Grieg composed his Piano Concerto in A minor, Op. 16, during the summer of 1868 in the Danish village of Søllerød, at the age of twenty-five. It was the only concerto he ever completed, and he revised the scoring repeatedly throughout his life, with the last revisions dispatched to his publisher barely six weeks before his death in September 1907.
The opening — a crescendoing timpani roll followed by the soloist’s descending cascade of chords on the piano — has become one of the most recognisable gestures in the Romantic concerto repertoire, while the finale draws on the rhythms of the Norwegian halling and springar folk dances and closes in a broad A major peroration.
Here are The Classic Review editorial team’s recommendations for the best recordings of Grieg’s Piano Concerto.

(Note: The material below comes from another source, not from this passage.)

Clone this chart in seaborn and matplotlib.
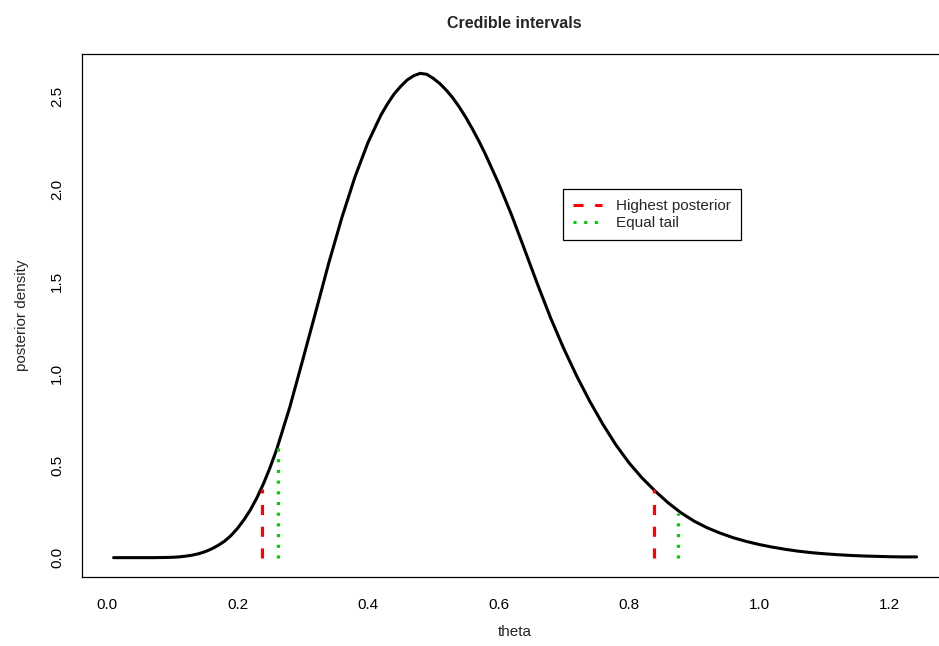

Krystian Zimerman, Berlin Philharmonic, Herbert von Karajan
Recorded in September 1981 at the Philharmonie in Berlin, Zimerman’s account with the Berlin Philharmonic under Karajan captures the partnership’s combination of poised pianism and opulent orchestral scale. Zimerman, then twenty-four, plays with a crystalline precision and unforced lyricism that keeps the concerto’s Romantic gestures from tipping into sentimentality. Karajan’s orchestra supplies a weighty, burnished frame, particularly in the Adagio, where the string choirs rise and settle around the piano without overwhelming it. DG’s engineering preserves both the bloom of the hall and the clean articulation of the passagework, and the finale builds to its coda with composed grandeur.
Stephen Kovacevich, BBC Symphony Orchestra, Sir Colin Davis
Taped at Walthamstow Assembly Hall in January 1971 with the BBC Symphony Orchestra under Colin Davis, Kovacevich’s Grieg became the Philips benchmark against which subsequent recordings have long been measured. His approach is unostentatious and carefully weighted, with the first-movement cadenza shaped as poetic reflection rather than athletic display. The Adagio moves in quiet, singing paragraphs, and Davis draws from the orchestra a transparent balance that lets the inner string lines emerge. The halling rhythms of the finale have lift and shape without being pressed. The pianist was originally credited under his earlier name, Stephen Bishop.
Murray Perahia, Bavarian Radio Symphony Orchestra, Sir Colin Davis
Recorded live across four January 1988 sessions at the Philharmonie im Gasteig in Munich, Perahia’s Grieg with Colin Davis and the Bavarian Radio Symphony brings an unusually Chopinesque sensibility to a concerto more often pressed for bravura. The virtuosity is considerable but always kept in service of the phrase, with the first-movement cadenza unfolding as a succession of quiet inner monologues rather than display. The Adagio is shaped with unhurried melancholy, the piano tone softened by the hall’s bloom, and Davis draws from the Munich strings a refined, translucent accompaniment. The finale retains a classical proportion, with the Andante maestoso coda broadening without forcing its climax.
Alice Sara Ott, Bavarian Radio Symphony Orchestra, Esa-Pekka Salonen
Captured live at the Herkulessaal in Munich in January 2015 and released the following year as the centrepiece of her all-Grieg album Wonderland, Ott’s reading with the Bavarian Radio Symphony under Esa-Pekka Salonen takes an unusually spacious view of the score. Tempos run notably broader than in most rival accounts, allowing each phrase to settle into its own pace, and the Adagio unfolds with a hushed, unhurried lyricism. Salonen’s accompaniment is alert to every shift of colour, the BRSO woodwinds emerging with chamber-music transparency. Paired on disc with a sequence of Lyric Pieces and Peer Gynt excerpts, the Concerto is framed as the heart of a broader meditation on Grieg’s Nordic imagination.
Sigurd Slåttebrekk, Oslo Philharmonic Orchestra, Michail Jurowski
Recorded in 2005 with the Oslo Philharmonic under Michail Jurowski and reissued in 2010 alongside Slåttebrekk’s ‘Chasing the Butterfly’ project, this Simax account brings an unusually idiomatic Norwegian voice to the concerto. Slåttebrekk’s long study of Grieg’s own 1903 gramophone recordings informs the reading’s rhetorical flexibility — rubato, rolled chords, and folk-inflected inner voicings that feel drawn from a living tradition rather than applied to one. The Oslo strings have a dark, bracing colour, and the halling rhythms of the finale are shaped with the pulse of a living dance rather than an orchestral showpiece.